|ZFIN ID: ZDB-PUB-201217-6|
The tight junctions protein Claudin-5 limits endothelial cell motility
Yang, Z., Wu, S., Fontana, F., Li, Y., Xiao, W., Gao, Z., Stephan, A., Affolter, M., Belting, H.G., Abdelilah-Seyfried, S., Zhang, J.
|Source:||Journal of Cell Science 134(1): (Journal)|
|Registered Authors:||Abdelilah-Seyfried, Salim, Affolter, Markus, Belting, Heinz-Georg Paul (Henry), Zhang, Jingjing|
|Keywords:||Adhesive force, Atomic force microscopy, Cell motility, Claudin-5, Dorsal aorta, Vasculogenesis|
|PubMed:||33323504 Full text @ J. Cell Sci.|
Yang, Z., Wu, S., Fontana, F., Li, Y., Xiao, W., Gao, Z., Stephan, A., Affolter, M., Belting, H.G., Abdelilah-Seyfried, S., Zhang, J. (2020) The tight junctions protein Claudin-5 limits endothelial cell motility. Journal of Cell Science. 134(1):.

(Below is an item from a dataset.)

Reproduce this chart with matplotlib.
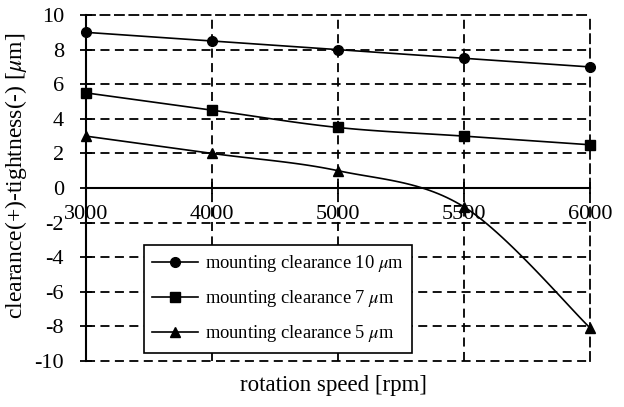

ABSTRACTSteinberg's differential adhesion hypothesis suggests that adhesive mechanisms are important for sorting of cells and tissues during morphogenesis (Steinberg, 2007). During zebrafish vasculogenesis, endothelial cells sort into arterial and venous vessel beds but it is unknown whether this involves adhesive mechanisms. Claudins are tight junction proteins regulating the permeability of epithelial and endothelial tissue barriers. Previously, the roles of Claudins during organ development have exclusively been related to their canonical functions in determining paracellular permeability. Here, we use atomic force microscopy to quantify Claudin-5-dependent adhesion and find that this strongly contributes to the adhesive forces between arterial endothelial cells. Based on genetic manipulations, we reveal a non-canonical role of Claudin-5a during zebrafish vasculogenesis, which involves the regulation of adhesive forces between adjacent dorsal aortic endothelial cells. In vitro and in vivo studies demonstrate that loss of Claudin-5 results in increased motility of dorsal aorta endothelial cells and in a failure of the dorsal aorta to lumenize. Our findings uncover a novel role of Claudin-5 in limiting arterial endothelial cell motility, which goes beyond its traditional sealing function during embryonic development.